▶ **Supplied material**:
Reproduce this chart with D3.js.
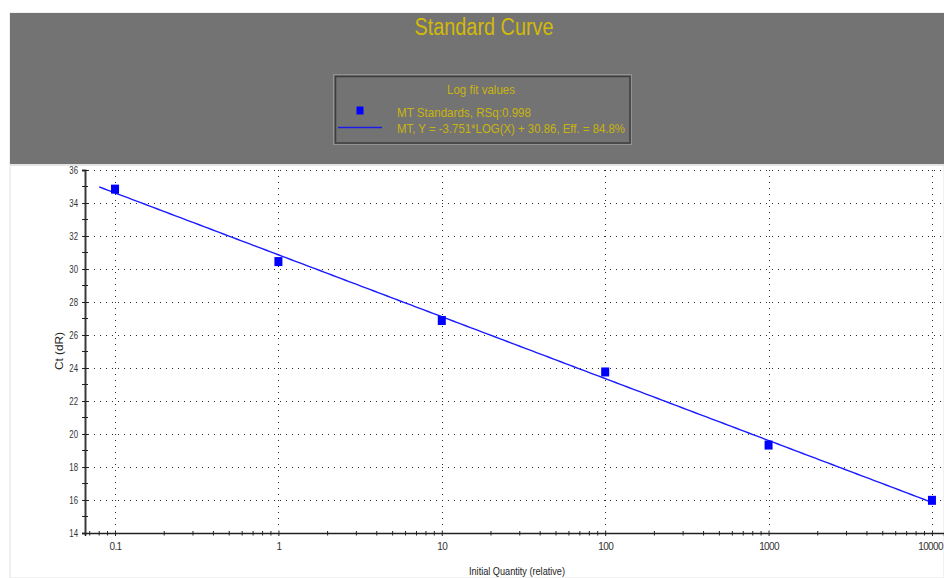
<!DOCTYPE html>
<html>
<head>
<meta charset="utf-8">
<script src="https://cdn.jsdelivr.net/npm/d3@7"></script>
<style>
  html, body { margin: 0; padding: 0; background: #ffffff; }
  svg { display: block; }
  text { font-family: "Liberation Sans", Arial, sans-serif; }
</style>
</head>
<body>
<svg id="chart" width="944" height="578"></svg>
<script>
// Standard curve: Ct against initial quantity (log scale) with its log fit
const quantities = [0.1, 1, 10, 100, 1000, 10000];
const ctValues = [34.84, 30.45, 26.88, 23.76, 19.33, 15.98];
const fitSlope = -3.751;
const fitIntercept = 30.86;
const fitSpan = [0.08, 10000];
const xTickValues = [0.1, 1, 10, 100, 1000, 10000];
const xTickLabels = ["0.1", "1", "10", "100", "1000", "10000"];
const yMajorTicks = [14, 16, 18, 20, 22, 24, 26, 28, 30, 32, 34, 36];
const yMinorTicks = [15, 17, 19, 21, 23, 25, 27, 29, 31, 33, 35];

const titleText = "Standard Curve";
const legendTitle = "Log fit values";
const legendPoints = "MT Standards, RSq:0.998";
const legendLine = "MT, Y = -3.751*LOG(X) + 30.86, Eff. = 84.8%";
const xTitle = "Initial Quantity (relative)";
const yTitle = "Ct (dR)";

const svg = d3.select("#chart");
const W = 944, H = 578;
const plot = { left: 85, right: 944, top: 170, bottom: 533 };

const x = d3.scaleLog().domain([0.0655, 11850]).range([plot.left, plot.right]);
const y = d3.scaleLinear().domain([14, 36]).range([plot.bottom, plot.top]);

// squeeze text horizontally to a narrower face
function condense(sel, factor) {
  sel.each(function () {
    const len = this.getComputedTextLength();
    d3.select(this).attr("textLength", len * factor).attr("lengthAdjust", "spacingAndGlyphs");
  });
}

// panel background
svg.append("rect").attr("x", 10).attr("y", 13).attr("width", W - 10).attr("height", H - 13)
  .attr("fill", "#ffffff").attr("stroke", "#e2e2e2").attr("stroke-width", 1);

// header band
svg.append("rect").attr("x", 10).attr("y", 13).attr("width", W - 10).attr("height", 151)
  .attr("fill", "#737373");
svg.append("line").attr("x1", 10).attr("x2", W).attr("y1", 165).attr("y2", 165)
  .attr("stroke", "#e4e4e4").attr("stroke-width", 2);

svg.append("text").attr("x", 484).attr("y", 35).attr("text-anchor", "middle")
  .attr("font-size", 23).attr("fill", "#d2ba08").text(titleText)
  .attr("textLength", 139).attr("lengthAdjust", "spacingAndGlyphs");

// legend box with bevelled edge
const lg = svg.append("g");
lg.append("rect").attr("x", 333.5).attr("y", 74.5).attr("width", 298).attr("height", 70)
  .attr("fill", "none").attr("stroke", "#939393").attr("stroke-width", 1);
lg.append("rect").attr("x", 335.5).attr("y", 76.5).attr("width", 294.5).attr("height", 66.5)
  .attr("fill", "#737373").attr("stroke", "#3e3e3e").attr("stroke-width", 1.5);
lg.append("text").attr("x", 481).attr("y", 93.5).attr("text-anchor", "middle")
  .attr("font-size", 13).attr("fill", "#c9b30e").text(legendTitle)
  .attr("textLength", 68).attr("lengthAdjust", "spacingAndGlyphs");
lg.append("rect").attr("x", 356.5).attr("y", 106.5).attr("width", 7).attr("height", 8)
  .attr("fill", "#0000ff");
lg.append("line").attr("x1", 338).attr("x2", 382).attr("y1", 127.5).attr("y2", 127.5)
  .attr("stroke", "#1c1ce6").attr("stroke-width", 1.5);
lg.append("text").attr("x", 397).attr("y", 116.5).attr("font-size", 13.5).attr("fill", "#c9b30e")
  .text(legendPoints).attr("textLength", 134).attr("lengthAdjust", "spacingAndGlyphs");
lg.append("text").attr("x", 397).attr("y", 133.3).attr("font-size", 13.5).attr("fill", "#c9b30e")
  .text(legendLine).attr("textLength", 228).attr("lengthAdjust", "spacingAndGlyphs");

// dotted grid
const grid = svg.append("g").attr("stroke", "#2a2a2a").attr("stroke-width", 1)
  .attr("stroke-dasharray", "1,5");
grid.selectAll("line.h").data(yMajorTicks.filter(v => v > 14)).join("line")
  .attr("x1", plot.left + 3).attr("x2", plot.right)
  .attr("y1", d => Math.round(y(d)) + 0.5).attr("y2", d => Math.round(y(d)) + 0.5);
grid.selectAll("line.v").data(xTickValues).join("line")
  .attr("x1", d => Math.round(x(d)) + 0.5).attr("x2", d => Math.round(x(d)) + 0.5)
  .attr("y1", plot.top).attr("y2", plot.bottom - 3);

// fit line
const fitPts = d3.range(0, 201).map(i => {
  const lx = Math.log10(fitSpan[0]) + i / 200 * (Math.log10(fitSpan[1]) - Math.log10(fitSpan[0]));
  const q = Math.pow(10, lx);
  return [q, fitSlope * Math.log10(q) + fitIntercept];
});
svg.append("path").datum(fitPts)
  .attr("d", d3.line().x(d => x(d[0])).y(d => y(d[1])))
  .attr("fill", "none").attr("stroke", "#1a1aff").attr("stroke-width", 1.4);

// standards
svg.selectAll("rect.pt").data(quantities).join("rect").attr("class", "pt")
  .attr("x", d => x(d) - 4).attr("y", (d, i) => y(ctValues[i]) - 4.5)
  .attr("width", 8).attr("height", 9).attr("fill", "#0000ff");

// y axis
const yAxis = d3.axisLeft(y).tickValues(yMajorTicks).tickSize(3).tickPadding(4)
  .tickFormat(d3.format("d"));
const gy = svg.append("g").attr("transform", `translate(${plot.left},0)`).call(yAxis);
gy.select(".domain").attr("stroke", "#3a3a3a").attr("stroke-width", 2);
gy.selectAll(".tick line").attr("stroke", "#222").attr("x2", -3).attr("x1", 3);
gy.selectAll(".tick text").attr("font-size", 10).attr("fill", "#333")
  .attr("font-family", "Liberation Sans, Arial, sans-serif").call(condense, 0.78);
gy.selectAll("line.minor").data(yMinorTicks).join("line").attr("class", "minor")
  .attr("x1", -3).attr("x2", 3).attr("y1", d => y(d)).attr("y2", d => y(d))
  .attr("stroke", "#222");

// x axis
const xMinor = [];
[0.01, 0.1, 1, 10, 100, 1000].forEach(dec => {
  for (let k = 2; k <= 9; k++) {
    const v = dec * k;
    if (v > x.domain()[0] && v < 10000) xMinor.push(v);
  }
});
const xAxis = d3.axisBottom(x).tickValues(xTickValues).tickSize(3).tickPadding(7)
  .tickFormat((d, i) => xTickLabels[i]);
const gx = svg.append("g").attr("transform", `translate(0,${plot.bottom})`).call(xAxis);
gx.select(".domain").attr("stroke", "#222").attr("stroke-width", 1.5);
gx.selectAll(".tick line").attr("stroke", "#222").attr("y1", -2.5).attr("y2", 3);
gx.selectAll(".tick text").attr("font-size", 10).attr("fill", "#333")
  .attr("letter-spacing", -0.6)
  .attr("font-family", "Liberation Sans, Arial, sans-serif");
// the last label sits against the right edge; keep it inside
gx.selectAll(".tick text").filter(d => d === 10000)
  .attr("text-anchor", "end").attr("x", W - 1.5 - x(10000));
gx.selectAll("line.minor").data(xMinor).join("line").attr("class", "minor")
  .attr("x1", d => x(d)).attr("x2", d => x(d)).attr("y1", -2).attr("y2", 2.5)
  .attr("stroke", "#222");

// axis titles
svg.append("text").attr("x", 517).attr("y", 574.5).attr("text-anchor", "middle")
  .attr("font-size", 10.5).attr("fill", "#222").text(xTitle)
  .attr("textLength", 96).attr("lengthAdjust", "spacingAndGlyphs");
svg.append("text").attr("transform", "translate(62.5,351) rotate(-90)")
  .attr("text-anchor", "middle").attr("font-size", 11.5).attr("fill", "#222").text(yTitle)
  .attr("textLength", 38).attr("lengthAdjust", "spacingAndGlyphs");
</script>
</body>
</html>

▶ **What the exercise asks**: Your answer should be a single number: how many lines in the data above include "with"?

▶ **Answer to this task**: 3